In 1992, after three consecutive terms in power, the Republicans had finally lost the presidency to the Democrats, who also continued to control the federal House and Senate and many state legislatures. President Clinton pursued an ambitious healthcare reform plan, dubbed 'Hillarycare' by some due to the First Lady's role in leading the taskforce. The Republicans and healthcare industry replied with the seminal "Harry and Louise" propaganda ad campaign and Democrats ultimately failed to unite behind the Clinton proposals, meaning the original bill had died even before the midterms took place.

This clash helped give the GOP fuel for the contest, but it was not merely a disfocused sense of vague resentment as many midterms had been determined by before. Led by House Minority Leader Newt Gingrich, the Republicans' genius was essentially to treat the midterm as though it was a parliamentary election, presenting a manifesto to the voters - the 'Contract with America' - and nationalising what had formerly been treated as a series of separate local elections. The Democrats, meanwhile, were still fighting yesterday's war, relying on the fact that their continued control of state legislatures had allowed them to create heavily gerrymandered maps in 1992 (though in the case of Louisiana this had since been watered down by the courts). Nonetheless, the Republican strategy was powerful enough to overcome much of this gerrymandering (except perhaps in the case of Texas) and blast through to topple fifty-four Democratic Representatives and six Democratic Senators. Not a single Republican incumbent was defeated. This delivered control of both Houses to the Republicans for the first time since the elections of, astonishingly, 1952. The Republicans also gained ten governorships and made progress in the state legislatures. 

In examinations of 1994, the South is often specifically pointed out: for the first time since Reconstruction, Republicans now outnumbered Democrats in Southern congressional delegations. However, the South was still electing plenty of Democrats and the state legislatures took much longer to shift over: this process would not really be completed until the similar Republican wave of 2010. Though 1994 was described as nationalised at the time, it was still much more local in character than later elections. It has been described as the last hurrah of old-school Yankee liberal Republicanism, with some success in New England that would later fade due to the centre of the gravity of the party heading more towards Southern values. On the Pacific coast, the Republicans gained the California state house (something unthinkable today) and Washington State was particularly targeted, with Democratic Speaker of the House Tom Foley losing his seat - the first incumbent Speaker to do so since 1862.

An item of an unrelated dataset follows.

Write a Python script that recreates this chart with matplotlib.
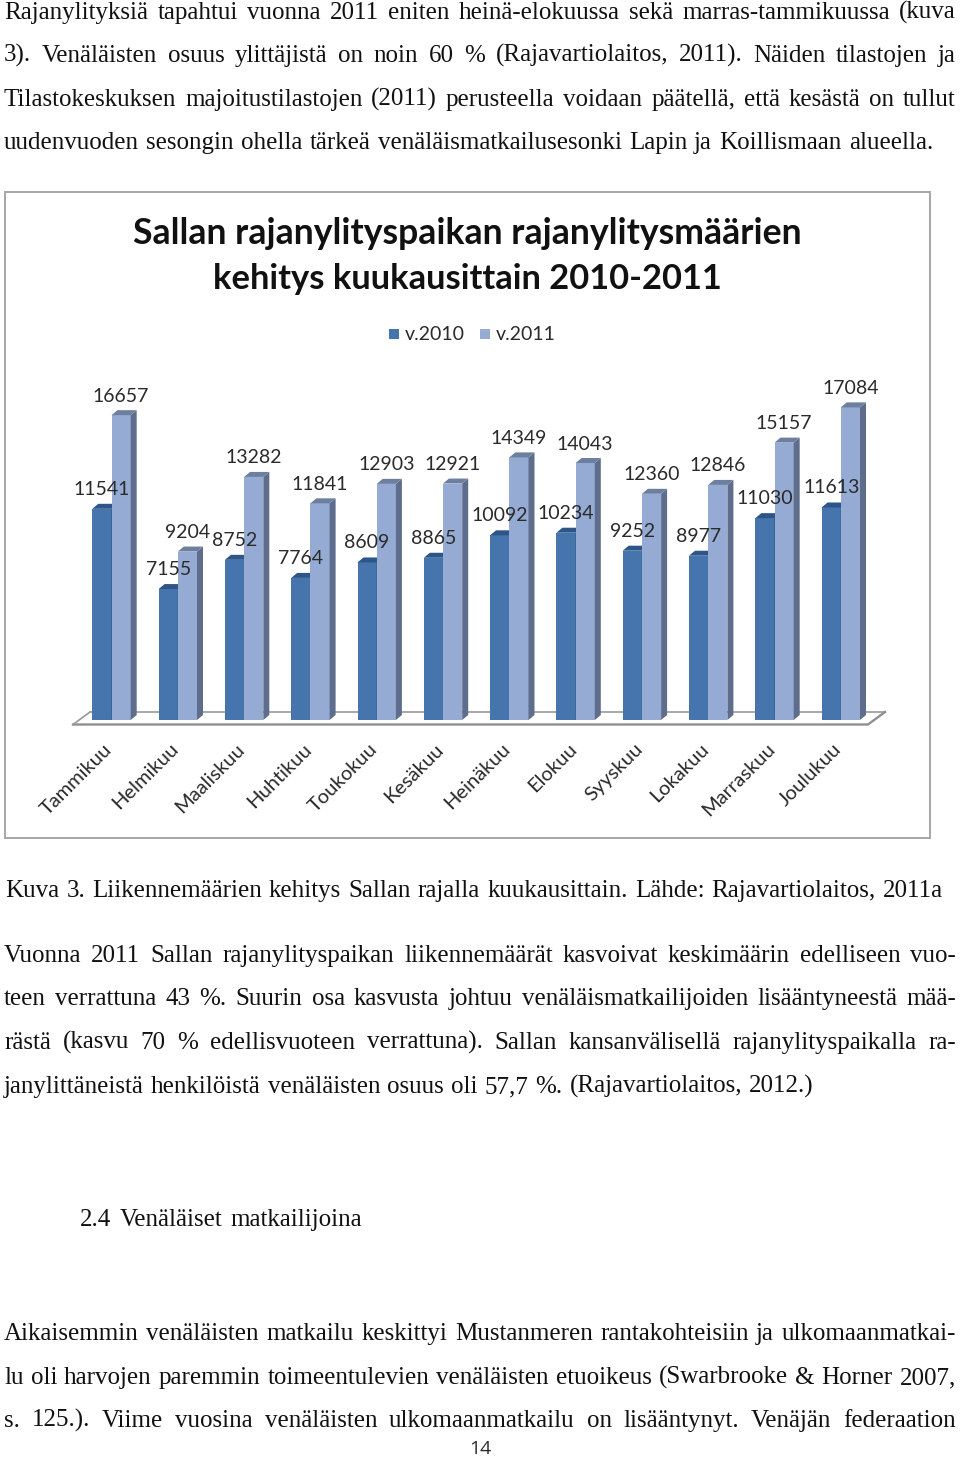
import matplotlib
matplotlib.use("Agg")
import matplotlib.pyplot as plt
from matplotlib.patches import Rectangle

W, H = 960, 1460

months = ["Tammikuu", "Helmikuu", "Maaliskuu", "Huhtikuu", "Toukokuu", "Kesäkuu",
          "Heinäkuu", "Elokuu", "Syyskuu", "Lokakuu", "Marraskuu", "Joulukuu"]
v2010 = [11541, 7155, 8752, 7764, 8609, 8865, 10092, 10234, 9252, 8977, 11030, 11613]
v2011 = [16657, 9204, 13282, 11841, 12903, 12921, 14349, 14043, 12360, 12846, 15157, 17084]

title_lines = ["Sallan rajanylityspaikan rajanylitysmäärien", "kehitys kuukausittain 2010-2011"]

# page text: (text, baseline y, left px, right px)
page_text = [
    ("Rajanylityksiä tapahtui vuonna 2011 eniten heinä-elokuussa sekä marras-tammikuussa (kuva", 19, 4, 956),
    ("3). Venäläisten osuus ylittäjistä on noin 60 % (Rajavartiolaitos, 2011). Näiden tilastojen ja", 62, 4, 956),
    ("Tilastokeskuksen majoitustilastojen (2011) perusteella voidaan päätellä, että kesästä on tullut", 106, 4, 956),
    ("uudenvuoden sesongin ohella tärkeä venäläismatkailusesonki Lapin ja Koillismaan alueella.", 149, 4, 933),
    ("Kuva 3. Liikennemäärien kehitys Sallan rajalla kuukausittain. Lähde: Rajavartiolaitos, 2011a", 897, 5, 943),
    ("Vuonna 2011 Sallan rajanylityspaikan liikennemäärät kasvoivat keskimäärin edelliseen vuo-", 962, 4, 956),
    ("teen verrattuna 43 %. Suurin osa kasvusta johtuu venäläismatkailijoiden lisääntyneestä mää-", 1005, 4, 956),
    ("rästä (kasvu 70 % edellisvuoteen verrattuna). Sallan kansanvälisellä rajanylityspaikalla ra-", 1049, 4, 956),
    ("janylittäneistä henkilöistä venäläisten osuus oli 57,7 %. (Rajavartiolaitos, 2012.)", 1093, 4, 814),
    ("2.4 Venäläiset matkailijoina", 1226, 80, 362),
    ("Aikaisemmin venäläisten matkailu keskittyi Mustanmeren rantakohteisiin ja ulkomaanmatkai-", 1340, 4, 956),
    ("lu oli harvojen paremmin toimeentulevien venäläisten etuoikeus (Swarbrooke & Horner 2007,", 1384, 4, 956),
    ("s. 125.). Viime vuosina venäläisten ulkomaanmatkailu on lisääntynyt. Venäjän federaation", 1427, 4, 956),
]

c2010, c2010_top = "#4674ac", "#2d5588"
c2011, c2011_top, c2011_side = "#95abd3", "#6d7f9f", "#5f6d8c"
text_dark = "#2a2a2a"

fig = plt.figure(figsize=(W / 100, H / 100), dpi=100, facecolor="white")

# axes covers the chart from the baseline up to the frame top
px_per_cat = 66.3
px_per_unit = 0.0183
ax = fig.add_axes([5 / W, (H - 720) / H, 925 / W, 528 / H])
ax.set_xlim((5 - 111.5) / px_per_cat, (930 - 111.5) / px_per_cat)
ax.set_ylim(0, 528 / px_per_unit)
ax.patch.set_visible(False)
for s in ax.spines.values():
    s.set_visible(False)
ax.set_yticks([])

dx = 6 / px_per_cat
dy = 5 / px_per_unit
w = 19.2 / px_per_cat

# floor of the 3D plot
fx0, fx1 = (73 - 111.5) / px_per_cat, (885 - 111.5) / px_per_cat
fdx = 17 / px_per_cat
fy = -4.5 / px_per_unit
ax.plot([fx0 + fdx, fx1], [8 / px_per_unit] * 2, color="#999999", lw=1.2, zorder=1, clip_on=False)
ax.plot([fx0, fx1 - fdx, fx1], [fy, fy, 8 / px_per_unit], color="#8f8f8f", lw=1.7, zorder=1, clip_on=False)
ax.plot([fx0, fx0 + fdx], [fy, 8 / px_per_unit], color="#999999", lw=1.2, zorder=1, clip_on=False)


def bar3d(left, val, col, col_top, col_side, z):
    ax.bar(left, val, width=w, align="edge", color=col, lw=0, zorder=z)
    r = left + w
    ax.fill([r, r + dx, r + dx, r], [0, dy, val + dy, val], color=col_side, lw=0, zorder=z)
    ax.fill([left, left + dx, r + dx, r], [val, val + dy, val + dy, val], color=col_top, lw=0, zorder=z)


for i in range(len(months)):
    bar3d(i - w, v2010[i], c2010, c2010_top, "#33567f", 2 + i * 2)
    bar3d(i, v2011[i], c2011, c2011_top, c2011_side, 3 + i * 2)

    ax.annotate(str(v2010[i]), (i - w / 2, v2010[i]), xytext=(0, 19.5 * 0.72), textcoords="offset points",
                ha="center", va="center", fontsize=14, family="Lato", color=text_dark, zorder=60)
    ax.annotate(str(v2011[i]), (i + w / 2, v2011[i]), xytext=(0, 19 * 0.72), textcoords="offset points",
                ha="center", va="center", fontsize=14, family="Lato", color=text_dark, zorder=60)

ax.set_xticks([i - 0.03 for i in range(len(months))])
ax.set_xticklabels(months, rotation=45, ha="right", va="center", rotation_mode="anchor",
                   fontsize=14.5, family="Lato", color=text_dark)
ax.tick_params(axis="x", length=0, pad=19)

# chart frame, title and legend
fig.add_artist(Rectangle((5 / W, (H - 838) / H), 925 / W, 646 / H, transform=fig.transFigure,
                         fill=False, edgecolor="#a6a6a6", lw=1.4))
fig.text(467 / W, 1 - 234 / H, title_lines[0], ha="center", va="center", fontsize=25.7,
         family="Lato", fontweight="bold", color="#111111")
fig.text(467 / W, 1 - 279 / H, title_lines[1], ha="center", va="center", fontsize=24.8,
         family="Lato", fontweight="bold", color="#111111")
for x0, col, lab in [(389, c2010, "v.2010"), (480, c2011, "v.2011")]:
    fig.add_artist(Rectangle((x0 / W, 1 - 339 / H), 10 / W, 10 / H, transform=fig.transFigure,
                             facecolor=col, edgecolor="none"))
    fig.text((x0 + 16) / W, 1 - 335 / H, lab, ha="left", va="center", fontsize=14,
             family="Lato", color=text_dark)

# body text, justified word by word between the left and right edges
rend = fig.canvas.get_renderer()
for line, y, x0, x1 in page_text:
    words = line.split(" ")
    items = [fig.text(0, 1 - y / H, t, ha="left", va="baseline", fontsize=18.0,
                      family="Liberation Serif", color="#111111") for t in words]
    widths = [t.get_window_extent(rend).width for t in items]
    gap = (x1 - x0 - sum(widths)) / max(len(words) - 1, 1)
    x = x0
    for t, wd in zip(items, widths):
        t.set_x(x / W)
        x += wd + gap

fig.text(480 / W, 1 - 1449 / H, "14", ha="center", va="center", fontsize=14,
         family="Open Sans", color=text_dark)

fig.savefig("out.png", dpi=100)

Ultimately, analysts suggested that the heart of the Republicans' success lay in exploiting American voters' discontent with, and desire for reform in, Washington DC. Like every other campaign branding itself as such a reform, it would disappoint those voters. The only reform that the new Republican Congress would bring would be to wreck the remaining New Deal welfare programmes, aided by Clinton's 'triangulation' to survive. 1994 was not the final end of the Solid South - that would take several years more to complete itself - but it was unquestionably the end of the New Deal Coalition which had made the Democrats the dominant party in Congress and the states, if not always the White House, for the past sixty years following FDR's first victory. Rather than achieving universal healthcare as it had hoped, the Clinton Administration would ultimately move the United States even farther away from European-style social democracy.